Kroniki zwykłego człowieka. Polityka na „energetykach”
Nie mam większego pojęcia o energetyce. Znam ceny gazu, węgla i benzyny, pewnie jak większość Czytelników. Słyszałem w mediach, że na giełdzie gaz w ciągu ostatniego roku podrożał 10-krotnie, a prąd – 7-krotnie. Wzrost cen na stacjach benzynowych obserwuję za każdym razem, kiedy chcę zatankować. W tym roku płaciłem już o połowę wyższe rachunki, a informacje o tych „krotnych” podwyżkach w najbliższych miesiącach poważnie mnie niepokoją, podobnie zresztą jak pewnie większość z nas.
Jednak nie tylko podwyżki mnie martwią. Od jakiegoś czasu pojawiają się informacje, że zimą może zabraknąć gazu, a zwłaszcza węgla.

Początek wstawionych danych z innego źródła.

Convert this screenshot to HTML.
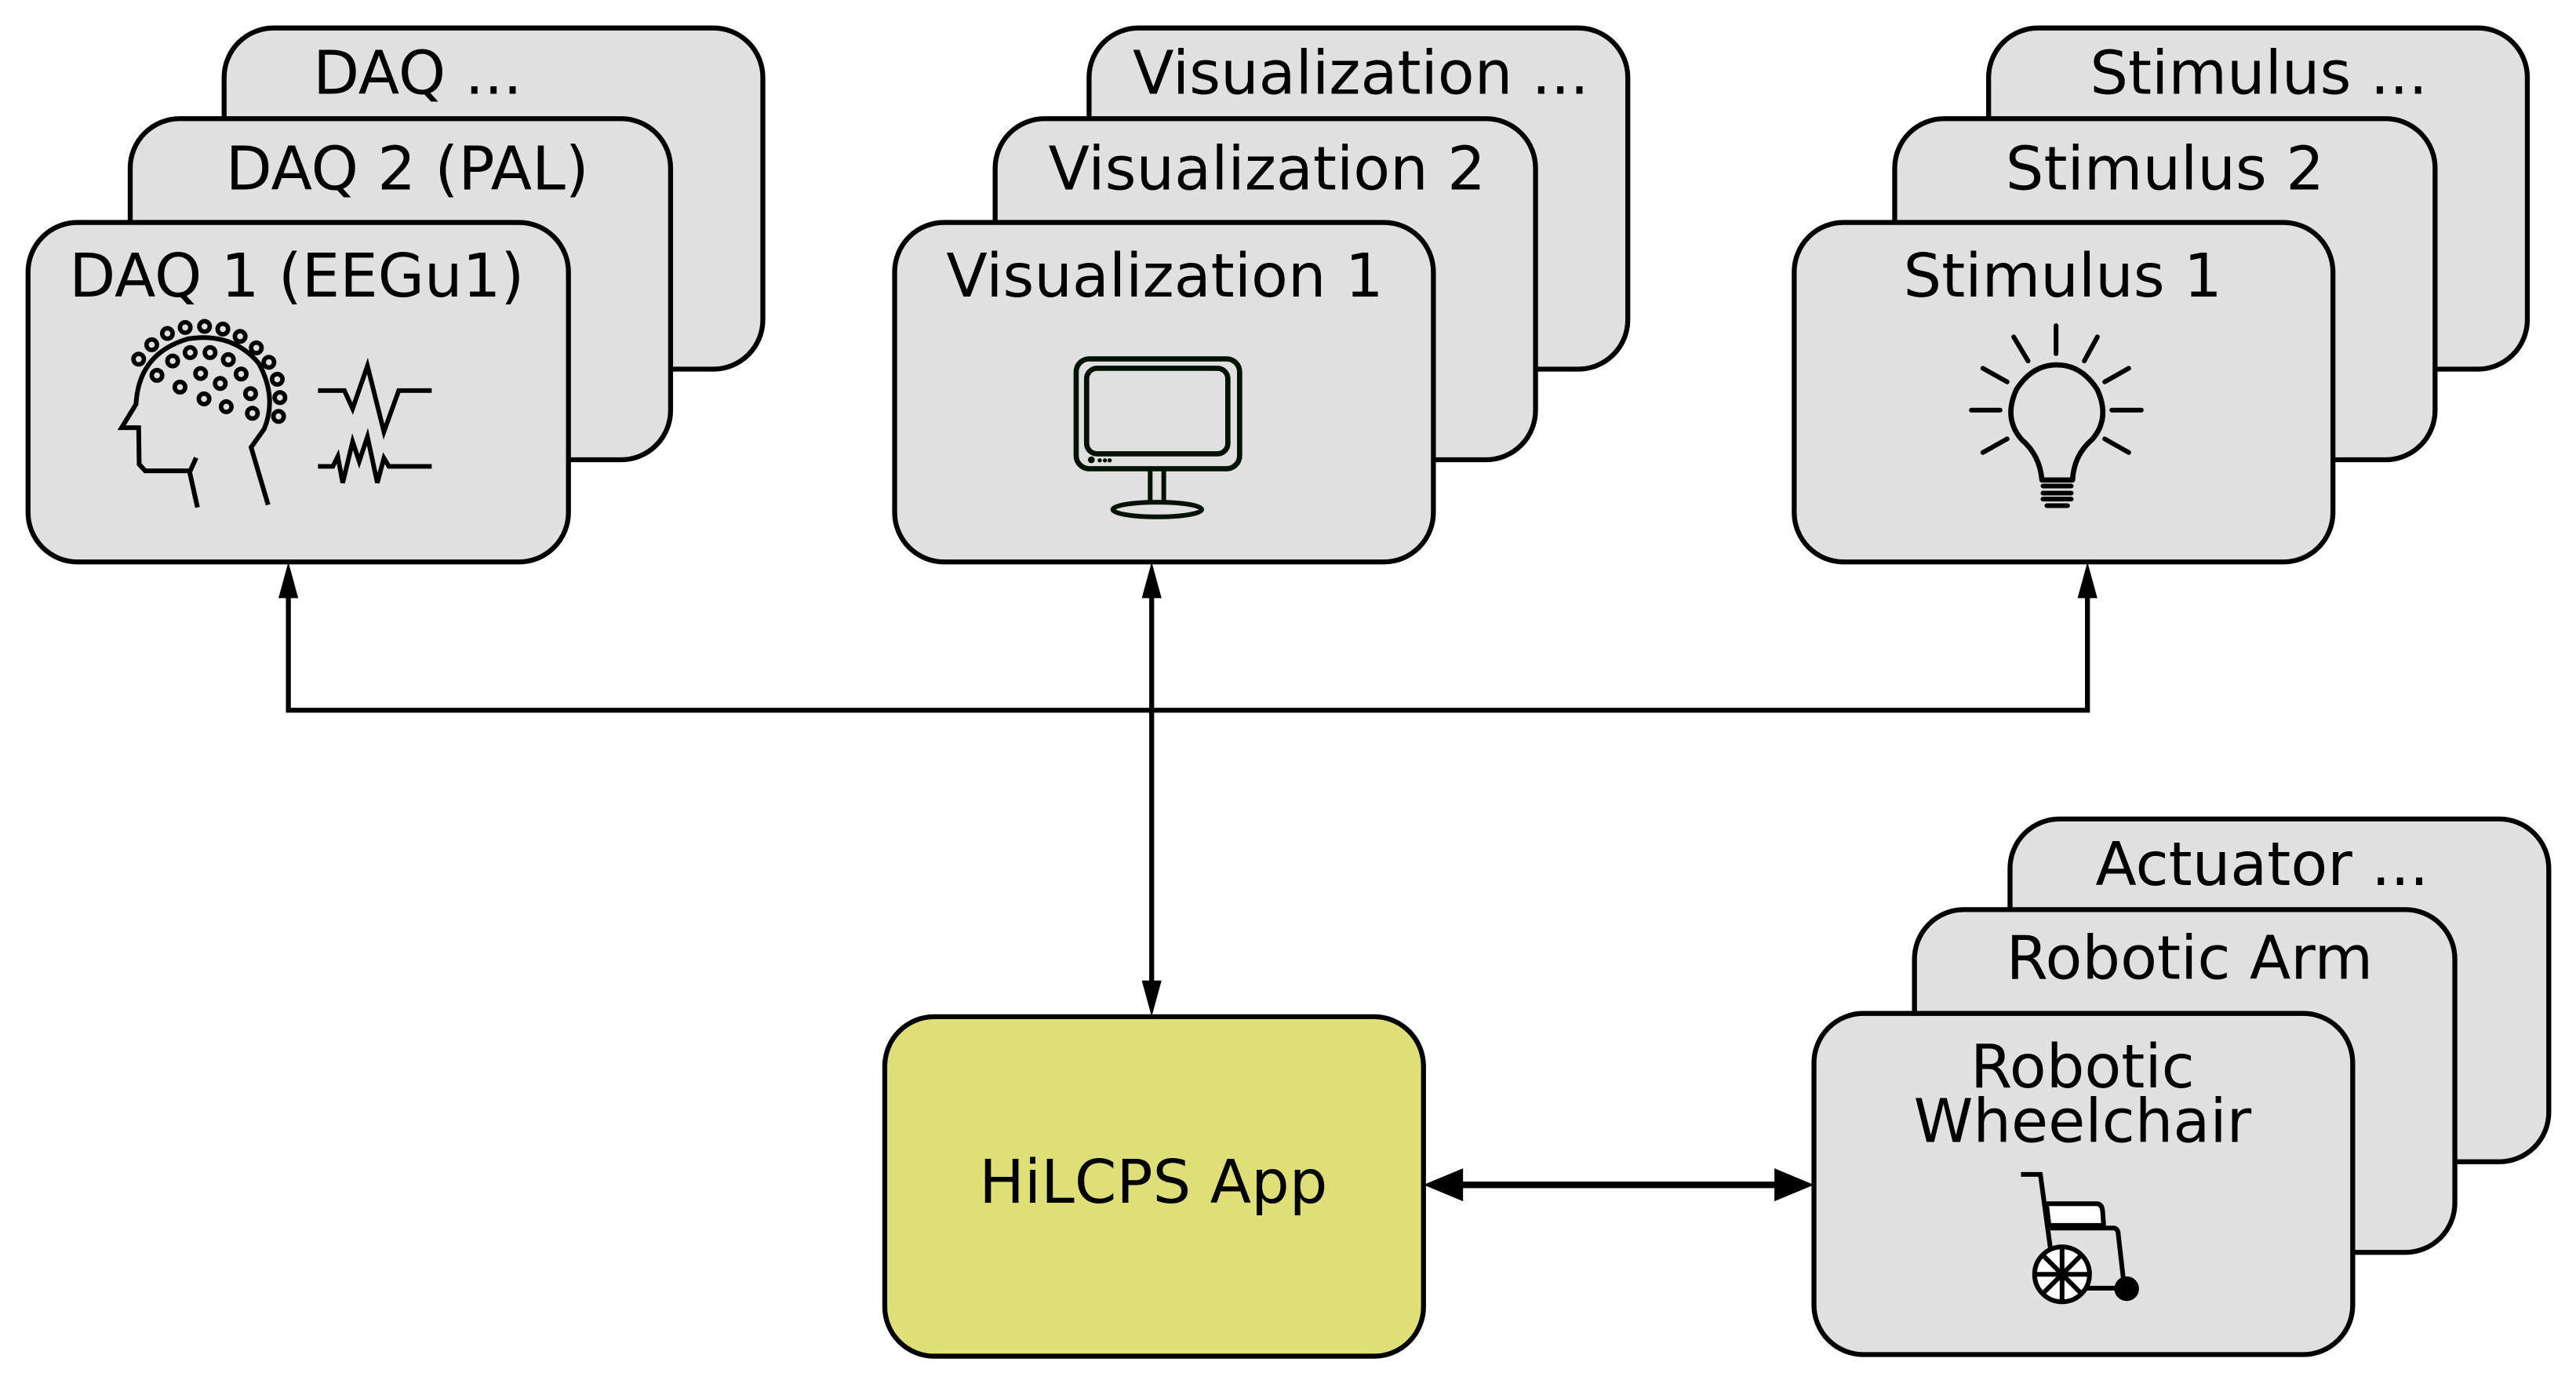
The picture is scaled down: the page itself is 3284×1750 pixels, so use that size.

Chciałbym wierzyć, że to tylko plotki. Kiedy jednak patrzę na działania rządu, nabieram niepokojących podejrzeń. Zaczynają pojawiać się wzajemne oskarżenia i upublicznianie są pisma, których celem jest zrzucenie z siebie odpowiedzialności. Przedstawiciele rządu co krok zapewniają, że wszystko jest OK, ale jednocześnie apelują, że mamy oszczędzać. Naprędce przyjmowana jest ustawa o cenie maksymalnej węgla, która zaraz po podpisie prezydenta trafia do nowelizacji, a rzecznik rządu mówi, że trwają nad nią analizy. Po czym po upływie kolejnych kilkunastu godzin pojawia się propozycja kompletnie innej ustawy, która zakłada wprowadzenie dodatków dla posiadaczy pieców węglowych o wartości aż 11,5 mld PLN. Co więcej, ma być ona procedowana bez konsultacji publicznych, uzgodnień międzyresortowych oraz opinii komitetów Rady Ministrów. Na koniec jak grom z jasnego nieba spada informacja, że zdymisjonowano pełnomocnika rządu ds. strategicznej infrastruktury krytycznej, który sam komentuje ją porównaniem do „nocnej zmiany”.
To wszystko dzieje się w przeciągu zaledwie kilku dni. Nie wiem, może nie ma powodów do obaw. Ale jednak sam fakt, że politycy zachowują się jak po wypiciu hektolitrów napojów energetycznych w środku lata, kiedy Europę zalewa fala afrykańskich upałów, a wszyscy marzą o odpoczynku w cieniu, niespecjalnie mnie uspokaja. Przecież od wiosny było wiadomo, że rezygnujemy z rosyjskich surowców energetycznych. A od co najmniej dekady wiemy, że prędzej czy później będziemy musieli odejść od węgla – wojna to jedynie nieco przyśpieszyła. Skąd zatem to paniczne wzmożenie akurat teraz?
Mam świadomość, że żadna władza, gdyby, nie daj Boże, sytuacja okazała się zła, nie będzie skora, aby się tym chwalić. Dlatego nie spodziewam się odpowiedzi na to pytanie przed zimą, kiedy rzeczywistość zweryfikuje nadzieje i obawy. Ale muszę zadać dwa inne pytania. Skoro
ten kryzys, jakkolwiek przyśpieszony, ma jednak charakter strukturalny, bo przecież i tak musimy odejść od węglowodorów, to po co wydawać grube miliardy na dopłaty do paliwa, którego zużycie mamy ograniczać, czy dopłaty do węgla, który mamy eliminować, i którego zresztą brakuje? Nawet na chłopski rozum wydaje się, że publiczne wsparcie powinno trafiać do najbiedniejszych, a przecież właściciele luksusowych aut czy willi opalanych węglem do nich nie należą. Po drugie, kiedy będzie lepszy czas na radykalny wzrost inwestycji w odnawialne źródła energii? Czy naprawdę będziemy co roku gasić pożar zamiast usunąć jego przyczynę?
Na te pytania rząd już jak najbardziej powinien odpowiedzieć, a my powinniśmy nalegać, aby tych pytań nie zignorował.